When Rosen is mentioned, it’s often in connection with Reid’s name. Rosen said she was “really honored” that Reid came and spoke to her, but she rejected the notion that she’s “a puppet.”

“You know, Las Vegas is a really small community, and when they were looking for people to run, there were quite a number of people that they spoke with, and I was one of those people,” Rosen said. “I will say that I’m not a puppet for anyone. I wasn’t told, ‘You’re going to do this, and here you are,’ because let me tell you, it’s really, really hard work to do this.”

She said she’s “humbled and honored” to run. She said she feels she’s lived a life that she is proud of — working, raising a family, taking care of her parents and in-laws, and volunteering in the community.

“It’s really great to have Harry Reid or whomever come say, ‘Oh you’re terrific.’ But I really feel that my life is representative of the people in the district and what they’ve gone through,” Rosen said. “I was raised to believe that you need to leave the world a better place than how you found it, as corny as that sounds.”

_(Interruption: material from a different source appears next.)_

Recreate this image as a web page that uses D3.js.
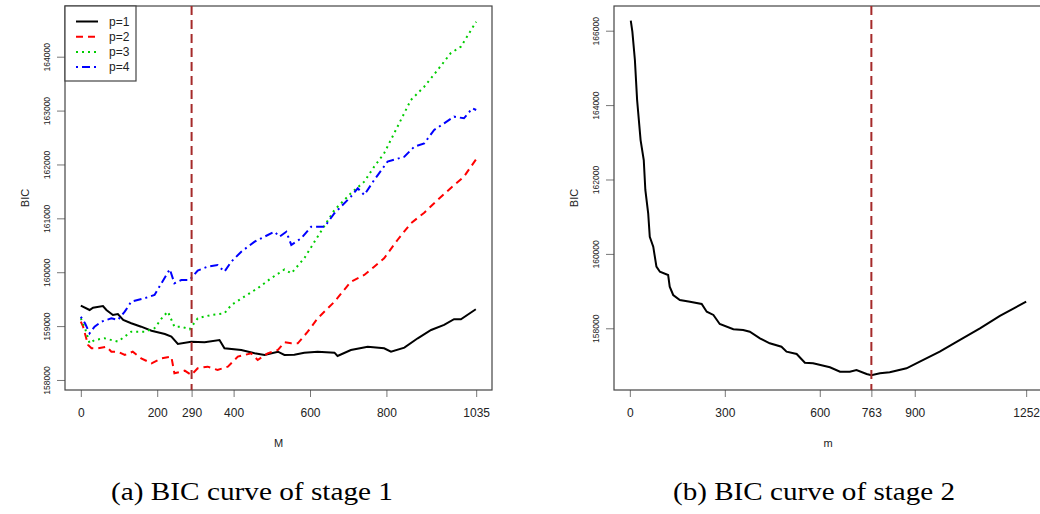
<!DOCTYPE html>
<html lang="en">
<head>
<meta charset="UTF-8">
<title>BIC curves</title>
<script src="https://d3js.org/d3.v7.min.js"></script>
<style>
  body { margin: 0; background: #fff; }
  svg text { font-family: "Liberation Sans", Arial, sans-serif; fill: #222; }
  svg text.caption { font-family: "Liberation Serif", "DejaVu Serif", serif; fill: #000; }
</style>
</head>
<body>
<script>
// stage 1: BIC against M, one series per p
var p1 = [[0,159379],[23,159299],[32,159342],[58,159373],[67,159299],[84,159206],[97,159225],[111,159114],[132,159052],[158,158989],[185,158915],[220,158854],[237,158804],[254,158668],[289,158711],[324,158700],[363,158742],[376,158588],[420,158557],[455,158495],[481,158464],[516,158525],[533,158464],[559,158470],[585,158507],[620,158525],[664,158507],[672,158445],[707,158557],[751,158618],[794,158588],[812,158525],[847,158600],[882,158774],[917,158928],[951,159021],[977,159127],[995,159127],[1034,159312]];
var p2 = [[0,159082],[6,158989],[19,158650],[28,158588],[45,158588],[67,158618],[80,158525],[97,158525],[115,158464],[136,158525],[158,158402],[185,158309],[211,158402],[237,158433],[245,158124],[272,158173],[289,158093],[306,158217],[332,158247],[358,158186],[385,158247],[411,158433],[446,158495],[463,158371],[489,158495],[516,158557],[533,158700],[551,158681],[568,158681],[594,158896],[620,159145],[664,159453],[707,159824],[742,159949],[768,160103],[794,160259],[829,160598],[864,160908],[899,161105],[934,161341],[968,161558],[1003,161773],[1035,162100]];
var p3 = [[0,159145],[11,158960],[23,158681],[36,158742],[62,158774],[97,158711],[132,158896],[167,158896],[193,158960],[215,159175],[228,159268],[245,158989],[263,158989],[285,158941],[306,159145],[341,159206],[376,159238],[394,159392],[428,159546],[463,159702],[498,159888],[533,160050],[551,159980],[585,160259],[620,160660],[664,161155],[707,161465],[742,161680],[768,161959],[794,162207],[829,162701],[864,163197],[899,163443],[934,163753],[968,164063],[995,164186],[1035,164650]];
var p4 = [[0,159175],[11,159052],[23,158867],[36,158989],[54,159082],[80,159145],[97,159114],[115,159268],[132,159453],[167,159516],[193,159578],[211,159795],[233,160055],[245,159795],[263,159856],[285,159856],[306,160029],[332,160103],[358,160134],[376,160010],[394,160196],[420,160381],[455,160567],[481,160660],[507,160752],[520,160660],[538,160752],[551,160506],[577,160630],[603,160845],[638,160845],[664,161094],[707,161402],[725,161558],[742,161433],[768,161712],[803,162052],[847,162144],[873,162330],[899,162392],[925,162640],[951,162764],[977,162887],[1003,162857],[1025,163043],[1035,163011]];

// stage 2: BIC against m
var stage2 = [[3,166269],[8,165973],[16,165212],[23,164137],[34,163059],[44,162524],[49,161718],[58,161091],[63,160462],[74,160194],[84,159656],[95,159521],[121,159433],[126,159118],[137,158895],[158,158761],[190,158715],[227,158653],[243,158446],[264,158358],[284,158116],[327,157973],[358,157954],[379,157909],[411,157731],[442,157597],[479,157505],[495,157371],[527,157309],[553,157075],[579,157059],[632,156952],[664,156833],[695,156833],[716,156879],[748,156772],[763,156737],[790,156790],[821,156817],[874,156925],[916,157102],[979,157371],[1043,157686],[1106,158000],[1169,158331],[1252,158715]];

var legendLabels = ["p=1", "p=2", "p=3", "p=4"];
var seriesColors = ["#000000", "#ff0000", "#00cd00", "#0000ff"];
var seriesDash = [null, "7,5", "2,4", "2,4,8,4"];

var leftXTicks = [0, 200, 290, 400, 600, 800, 1035];
var leftYTicks = [158000, 159000, 160000, 161000, 162000, 163000, 164000];
var rightXTicks = [0, 300, 600, 763, 900, 1252];
var rightYTicks = [158000, 160000, 162000, 164000, 166000];
var cutM = 290, cutm = 763;

var svg = d3.select("body").append("svg")
  .attr("width", 1040)
  .attr("height", 514);

function panel(opt) {
  var x = d3.scaleLinear().domain(opt.xDomain).range([opt.left, opt.right]);
  var y = d3.scaleLinear().domain(opt.yDomain).range([opt.bottom, opt.top]);
  var g = svg.append("g");

  // x axis
  var xa = g.append("g")
    .attr("transform", `translate(0,${opt.bottom})`)
    .call(d3.axisBottom(x).tickValues(opt.xTicks).tickFormat(d3.format("d")).tickSize(7).tickPadding(11));
  xa.select(".domain").remove();
  xa.selectAll("line").attr("stroke", "#777");
  xa.selectAll("text").attr("font-size", 12).attr("font-family", null).attr("fill", "#222");

  // y axis, labels turned like base R
  var ya = g.append("g")
    .attr("transform", `translate(${opt.left},0)`)
    .call(d3.axisLeft(y).tickValues(opt.yTicks).tickFormat(d3.format("d")).tickSize(8));
  ya.select(".domain").remove();
  ya.selectAll("line").attr("stroke", "#777");
  ya.selectAll("text")
    .attr("font-size", 8.5).attr("font-family", null).attr("fill", "#222")
    .attr("transform", "rotate(-90)")
    .attr("x", 0).attr("y", -18).attr("dy", "0.35em")
    .attr("text-anchor", "middle");

  // plot box
  g.append("rect")
    .attr("x", opt.left).attr("y", opt.top)
    .attr("width", opt.right - opt.left).attr("height", opt.bottom - opt.top)
    .attr("fill", "none").attr("stroke", "#444").attr("stroke-width", 1.2);

  g.append("text")
    .attr("x", (opt.left + opt.right) / 2).attr("y", 447)
    .attr("text-anchor", "middle").attr("font-size", 11)
    .text(opt.xLabel);
  g.append("text")
    .attr("transform", `translate(${opt.left - 40},${(opt.top + opt.bottom) / 2}) rotate(-90)`)
    .attr("text-anchor", "middle").attr("dy", "0.35em").attr("font-size", 11)
    .text("BIC");

  var line = d3.line().x(d => x(d[0])).y(d => y(d[1]));
  opt.series.forEach(function(s, i) {
    g.append("path")
      .datum(s)
      .attr("fill", "none")
      .attr("stroke", seriesColors[i])
      .attr("stroke-width", 2)
      .attr("stroke-dasharray", seriesDash[i])
      .attr("d", line);
  });

  g.append("line")
    .attr("x1", x(opt.cut)).attr("x2", x(opt.cut))
    .attr("y1", opt.top).attr("y2", opt.bottom)
    .attr("stroke", "#a52a2a").attr("stroke-width", 2)
    .attr("stroke-dasharray", "9,5");

  g.append("text")
    .attr("class", "caption")
    .attr("x", opt.captionX).attr("y", 500)
    .attr("text-anchor", "middle")
    .attr("font-size", 26)
    .attr("textLength", 282).attr("lengthAdjust", "spacingAndGlyphs")
    .text(opt.caption);

  return g;
}

var left = panel({
  left: 65, right: 492, top: 6, bottom: 390,
  xDomain: [-41.4, 1076.4], yDomain: [157814, 164941],
  xTicks: leftXTicks, yTicks: leftYTicks,
  xLabel: "M", cut: cutM,
  series: [p1, p2, p3, p4],
  caption: "(a) BIC curve of stage 1", captionX: 252
});

panel({
  left: 614, right: 1042, top: 6, bottom: 390,
  xDomain: [-50, 1302], yDomain: [156341, 166664],
  xTicks: rightXTicks, yTicks: rightYTicks,
  xLabel: "m", cut: cutm,
  series: [stage2],
  caption: "(b) BIC curve of stage 2", captionX: 814
});

// legend in the top-left corner of stage 1
var lg = left.append("g");
lg.append("rect")
  .attr("x", 65).attr("y", 6).attr("width", 71).attr("height", 75)
  .attr("fill", "#fff").attr("stroke", "#444").attr("stroke-width", 1.2);
legendLabels.forEach(function(lab, i) {
  var yy = 21.5 + i * 15.2;
  lg.append("line")
    .attr("x1", 76).attr("x2", 98).attr("y1", yy).attr("y2", yy)
    .attr("stroke", seriesColors[i]).attr("stroke-width", 2)
    .attr("stroke-dasharray", seriesDash[i]);
  lg.append("text")
    .attr("x", 109).attr("y", yy).attr("dy", "0.35em")
    .attr("font-size", 12)
    .text(lab);
});
</script>
</body>
</html>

She continued: “No matter what Harry’s policies — Sen. Reid’s policies — are, the reason I’m running is not just because they spoke to me. It’s because you have to really dig down deep and decide if you want to do it, because you’re really exposing yourself and what you think and what you believe, and it’s not always nice or pretty.”

If she wasn’t running, she said jokingly, she would probably be “throwing shoes at the television.”

“Kidding aside, it’s really a great opportunity,” Rosen said. “I feel really blessed and honored that I have this chance to take a life I’m really proud of and take that forward and hopefully do the right thing for all the people.”